Nor is that the end of his Odyssean cunning. While he is still across the road from the post office he enacts an elaborate charade to move the card, by sleight of hand, to a place that a respectable gentleman might keep such an item: "he took off his hat quietly inhaling his hairoil and sent his right hand with slow grace over his brow and hair. Very warm morning. Under their dropped lids his eyes found the tiny bow of the leather headband inside his high grade ha. Just there. His right hand came down into the bowl of his hat. His fingers found quickly a card behind the headband and transferred it to his waistcoat pocket." Once more he thinks, "So warm," and (in a Gabler textual emendation that makes much better sense of the following sentences and is adopted on this website) he once more passes his hand over his brow and hair and returns the hat to its rightful place.
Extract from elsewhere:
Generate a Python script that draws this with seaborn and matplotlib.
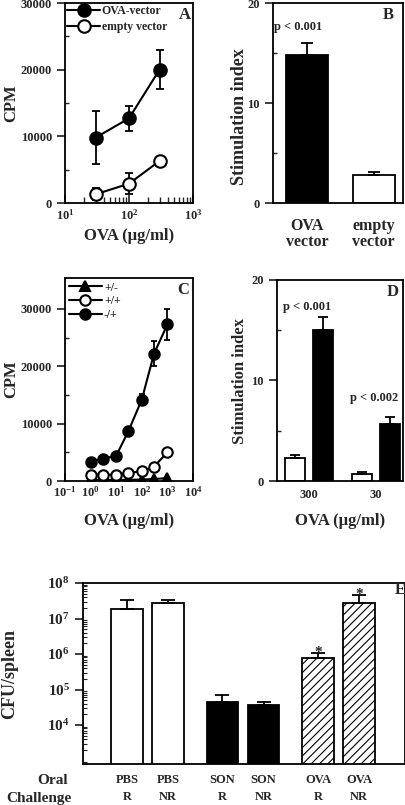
import numpy as np
import pandas as pd
import matplotlib
matplotlib.use("Agg")
import matplotlib.pyplot as plt
import seaborn as sns

# ---- data ----
# panel A: proliferation vs OVA dose
a_dose = [30, 100, 300]
a_ova_vec = [9800, 12700, 20000]
a_ova_vec_err = [4000, 1900, 2900]
a_empty_vec = [1300, 2900, 6300]
a_empty_vec_err = [900, 1600, 300]

# panel B: stimulation index
b_groups = ["OVA\nvector", "empty\nvector"]
b_si = [14.8, 2.8]
b_si_err = [1.2, 0.25]

# panel C: CPM vs OVA dose for three genotypes
c_dose = [1, 3, 10, 30, 100, 300, 1000]
c_pm = [200, 200, 200, 200, 250, 350, 500]          # +/-
c_pp = [1100, 1100, 1100, 1400, 1700, 2500, 5000]   # +/+
c_pp_err = [0, 0, 0, 0, 200, 300, 600]
c_mp = [3400, 3900, 4400, 8700, 14200, 22200, 27300]  # -/+
c_mp_err = [0, 0, 0, 0, 1000, 2200, 2700]

# panel D: stimulation index by OVA dose
d_dose = ["300", "30"]
d_ctrl = [2.3, 0.7]
d_ctrl_err = [0.25, 0.2]
d_ova = [15.0, 5.7]
d_ova_err = [1.3, 0.7]

# panel E: CFU/spleen
e_oral = ["PBS", "SON", "OVA"]
e_challenge = ["R", "NR"]
e_cfu_r = [1.8e7, 4.6e4, 7.7e5]
e_cfu_r_top = [3.4e7, 6.8e4, 1.07e6]
e_cfu_nr = [2.8e7, 3.6e4, 2.8e7]
e_cfu_nr_top = [3.3e7, 4.6e4, 4.6e7]

# ---- style ----
sns.set_theme(style="ticks")
plt.rcParams["font.family"] = ["Liberation Serif", "DejaVu Serif"]
plt.rcParams["font.weight"] = "bold"
plt.rcParams["axes.labelweight"] = "bold"
plt.rcParams["axes.linewidth"] = 1.3
plt.rcParams["xtick.labelsize"] = 9
plt.rcParams["ytick.labelsize"] = 9
plt.rcParams["axes.labelsize"] = 12
plt.rcParams["hatch.linewidth"] = 0.8
plt.rcParams["mathtext.fontset"] = "custom"
plt.rcParams["mathtext.rm"] = "Liberation Serif:bold"
plt.rcParams["mathtext.bf"] = "Liberation Serif:bold"
plt.rcParams["mathtext.default"] = "bf"

W, H = 406, 805
fig = plt.figure(figsize=(W / 100, H / 100), dpi=100)


def box(l, r, t, b):
    return [l / W, 1 - b / H, (r - l) / W, (b - t) / H]


def frame(ax):
    for s in ax.spines.values():
        s.set_visible(True)
        s.set_color("black")
        s.set_linewidth(1.3)


def style_markers(lines, faces):
    for l, fc in zip(lines, faces):
        l.set_markerfacecolor(fc)
        l.set_markeredgecolor("black")
        l.set_markeredgewidth(1.5)


axA = fig.add_axes(box(65, 193, 3, 203))
axB = fig.add_axes(box(273, 403, 3, 203))
axC = fig.add_axes(box(65, 193, 278, 481))
axD = fig.add_axes(box(277, 403, 280, 481))
axE = fig.add_axes(box(83, 405, 583, 764))

# ---- panel A ----
dfA = pd.DataFrame({
    "dose": a_dose * 2,
    "cpm": a_ova_vec + a_empty_vec,
    "group": ["OVA-vector"] * 3 + ["empty vector"] * 3,
})
for vals, errs in [(a_ova_vec, a_ova_vec_err), (a_empty_vec, a_empty_vec_err)]:
    axA.errorbar(a_dose, vals, yerr=errs, fmt="none", ecolor="black",
                 elinewidth=1.3, capsize=3, capthick=1.3)
n0 = len(axA.lines)
sns.lineplot(data=dfA, x="dose", y="cpm", hue="group", style="group",
             palette=["black", "black"], markers=["o", "o"], dashes=False,
             lw=1.5, ms=9, ax=axA, legend=True)
style_markers(axA.lines[n0:n0 + 2], ["black", "white"])
axA.set_xscale("log")
axA.set_xlim(10, 1000)
axA.set_ylim(0, 30000)
axA.set_yticks([0, 10000, 20000, 30000])
axA.set_yticks([5000, 15000, 25000], minor=True)
axA.tick_params(axis="x", which="both", direction="in")
axA.tick_params(axis="y", which="minor", direction="in", length=3)
axA.set_xlabel("OVA (µg/ml)")
axA.set_ylabel("CPM")
axA.xaxis.set_label_coords(0.5, -0.125)
axA.yaxis.set_label_coords(-0.36, 0.5)
hA, _ = axA.get_legend_handles_labels()
style_markers(hA, ["black", "white"])
axA.legend(hA, ["OVA-vector", "empty vector"], loc="upper left", frameon=False,
           fontsize=8.5, handlelength=2.8, borderaxespad=0.1, handletextpad=0.1,
           labelspacing=0.3, borderpad=0.1)
axA.text(0.94, 0.94, "A", transform=axA.transAxes, ha="center", va="center",
         fontsize=12, fontweight="bold")
frame(axA)

# ---- panel B ----
dfB = pd.DataFrame({"group": b_groups, "si": b_si})
sns.barplot(data=dfB, x="group", y="si", hue="group", palette=["black", "white"],
            edgecolor="black", linewidth=1.3, width=0.63, errorbar=None,
            legend=False, ax=axB)
axB.errorbar(range(len(b_si)), b_si, yerr=[[0] * len(b_si), b_si_err], fmt="none",
             ecolor="black", elinewidth=1.3, capsize=4, capthick=1.3)
axB.set_xlim(-0.51, 1.44)
axB.set_ylim(0, 20)
axB.set_yticks([0, 10, 20])
axB.set_yticks([5, 15], minor=True)
axB.tick_params(axis="y", which="minor", direction="in", length=3)
axB.tick_params(axis="x", length=0, labelsize=11.5, pad=11)
for t in axB.get_xticklabels():
    t.set_linespacing(0.95)
axB.set_xlabel("")
axB.set_ylabel("Stimulation index", fontsize=13)
axB.yaxis.set_label_coords(-0.19, 0.43)
axB.text(-0.13, b_si[0] + b_si_err[0] + 1.6, "p < 0.001", ha="center", va="center", fontsize=9)
axB.text(0.89, 0.94, "B", transform=axB.transAxes, ha="center", va="center",
         fontsize=12, fontweight="bold")
frame(axB)

# ---- panel C ----
dfC = pd.DataFrame({
    "dose": c_dose * 3,
    "cpm": c_pm + c_pp + c_mp,
    "genotype": ["+/-"] * 7 + ["+/+"] * 7 + ["-/+"] * 7,
})
for vals, errs in [(c_mp, c_mp_err), (c_pp, c_pp_err)]:
    axC.errorbar(c_dose, vals, yerr=errs, fmt="none", ecolor="black",
                 elinewidth=1.3, capsize=2.5, capthick=1.3)
n0 = len(axC.lines)
sns.lineplot(data=dfC, x="dose", y="cpm", hue="genotype", style="genotype",
             palette=["black"] * 3, markers=["^", "o", "o"], dashes=False,
             lw=1.5, ms=7.5, ax=axC, legend=True)
style_markers(axC.lines[n0:n0 + 3], ["black", "white", "black"])
axC.set_xscale("log")
axC.set_xlim(0.1, 10000)
axC.set_xticks([0.1, 1, 10, 100, 1000, 10000])
axC.set_ylim(0, 35400)
axC.set_yticks([0, 10000, 20000, 30000])
axC.set_yticks([5000, 15000, 25000], minor=True)
axC.tick_params(axis="x", which="both", direction="in")
axC.tick_params(axis="y", which="minor", direction="in", length=3)
axC.tick_params(axis="x", labelsize=9, pad=3)
axC.set_xlabel("OVA (µg/ml)")
axC.set_ylabel("CPM")
axC.xaxis.set_label_coords(0.5, -0.16)
axC.yaxis.set_label_coords(-0.36, 0.5)
hC, _ = axC.get_legend_handles_labels()
style_markers(hC, ["black", "white", "black"])
axC.legend(hC, ["+/-", "+/+", "-/+"], loc="upper left", frameon=False,
           fontsize=8.5, handlelength=2.8, borderaxespad=0.2, handletextpad=0.2,
           labelspacing=0.15, borderpad=0.1)
axC.text(0.92, 0.94, "C", transform=axC.transAxes, ha="center", va="center",
         fontsize=12, fontweight="bold")
frame(axC)

# ---- panel D ----
dfD = pd.DataFrame({
    "dose": d_dose * 2,
    "si": d_ctrl + d_ova,
    "vec": ["ctrl"] * 2 + ["ova"] * 2,
})
sns.barplot(data=dfD, x="dose", y="si", hue="vec", palette=["white", "black"],
            edgecolor="black", linewidth=1.3, width=0.84, gap=0.28, errorbar=None,
            legend=False, ax=axD)
p_text = ["p < 0.001", "p < 0.002"]
p_lift = [1.0, 1.9]
for k, (cont, err) in enumerate(zip(axD.containers, [d_ctrl_err, d_ova_err])):
    xs = [b.get_x() + b.get_width() / 2 for b in cont]
    ys = [b.get_height() for b in cont]
    axD.errorbar(xs, ys, yerr=[[0] * len(err), err], fmt="none", ecolor="black",
                 elinewidth=1.3, capsize=3.5, capthick=1.3)
    if k == 1:
        for x, y, e, p, lift in zip(xs, ys, err, p_text, p_lift):
            axD.text(x - 0.24, y + e + lift, p, ha="center", va="center", fontsize=9)
axD.set_xlim(-0.48, 1.40)
axD.set_ylim(0, 20)
axD.set_yticks([0, 10, 20])
axD.set_yticks([5, 15], minor=True)
axD.tick_params(axis="y", which="minor", direction="in", length=3)
axD.tick_params(axis="x", length=0, pad=6)
axD.set_xlabel("OVA (µg/ml)")
axD.set_ylabel("Stimulation index")
axD.xaxis.set_label_coords(0.5, -0.16)
axD.yaxis.set_label_coords(-0.23, 0.5)
axD.text(0.92, 0.94, "D", transform=axD.transAxes, ha="center", va="center",
         fontsize=12, fontweight="bold")
frame(axD)

# ---- panel E ----
dfE = pd.DataFrame({
    "oral": e_oral * 2,
    "cfu": e_cfu_r + e_cfu_nr,
    "challenge": ["R"] * 3 + ["NR"] * 3,
})
sns.barplot(data=dfE, x="oral", y="cfu", hue="challenge", palette=["white", "white"],
            edgecolor="black", linewidth=1.3, width=0.86, gap=0.24, errorbar=None,
            legend=False, log_scale=(False, True), ax=axE)
face = {"PBS": "white", "SON": "black", "OVA": "white"}
hatch = {"PBS": "", "SON": "", "OVA": "////"}
ticks, labels = [], []
for cont, tops, ch in zip(axE.containers, [e_cfu_r_top, e_cfu_nr_top], e_challenge):
    for bar, grp, top in zip(cont, e_oral, tops):
        y = bar.get_y() + bar.get_height()
        # start the bar below the visible range so it shows on the log axis
        bar.set_y(1)
        bar.set_height(y - 1)
        bar.set_facecolor(face[grp])
        bar.set_hatch(hatch[grp])
        x = bar.get_x() + bar.get_width() / 2
        axE.errorbar([x], [y], yerr=[[0], [top - y]], fmt="none", ecolor="black",
                     elinewidth=1.3, capsize=5, capthick=1.3)
        if grp == "OVA":
            axE.text(x, top * 1.05, "*", ha="center", va="center", fontsize=11)
        ticks.append(x)
        labels.append(grp + "\n" + ch)
order = np.argsort(ticks)
axE.set_xticks(np.array(ticks)[order])
axE.set_xticklabels(np.array(labels)[order], fontsize=9, linespacing=1.6)
axE.tick_params(axis="x", length=0, pad=7)
axE.set_xlim(-0.675, 2.696)
axE.set_ylim(8e2, 1e8)
axE.set_yticks([1e4, 1e5, 1e6, 1e7, 1e8])
minor_e = [k * 10.0 ** n for n in range(2, 8) for k in range(2, 10)]
axE.set_yticks([m for m in minor_e if 8e2 <= m <= 1e8], minor=True)
axE.yaxis.set_minor_formatter(matplotlib.ticker.NullFormatter())
axE.tick_params(axis="y", which="major", labelsize=11)
axE.tick_params(axis="y", which="minor", direction="in", length=3, width=0.8, left=True)
axE.set_xlabel("")
axE.set_ylabel("CFU/spleen", fontsize=13)
axE.yaxis.set_label_coords(-0.2, 0.5)
axE.text(-0.047, -0.09, "Oral", transform=axE.transAxes, ha="right", va="center", fontsize=11)
axE.text(-0.035, -0.19, "Challenge", transform=axE.transAxes, ha="right", va="center",
         fontsize=11)
axE.text(0.985, 0.96, "E", transform=axE.transAxes, ha="center", va="center",
         fontsize=12, fontweight="bold")
frame(axE)

fig.savefig("out.png", dpi=100)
Of this remarkable performance, Peter Kuch writes in Irish Divorce: Joyce's Ulysses (Palgrave Macmillian, 2017) that "It is now eleven o'clock, and it is warm but not hot. But by pretending it is 'rather warm,' Bloom devises a sequence of gestures that will conceal what he is actually doing—that is, transferring the card from his hat to his waistcoat. All his gestures become self-consciously choreographed. . . . What had been a quick and somewhat furtive action before breakfast has become, barely an hour later, a subterfuge that is as complex as it is self-consciously orchestrated, performed meticulously as it were before a wholly imagined audience" (75).
A smaller but very similar charade in Lestrygonians shows Bloom disguising his intentions not to preserve his sexual reputation but to guard against offending others. In their defensiveness both passages seem to anticipate the hallucinations of Circe, where Bloom is repeatedly accused of doing shameful things.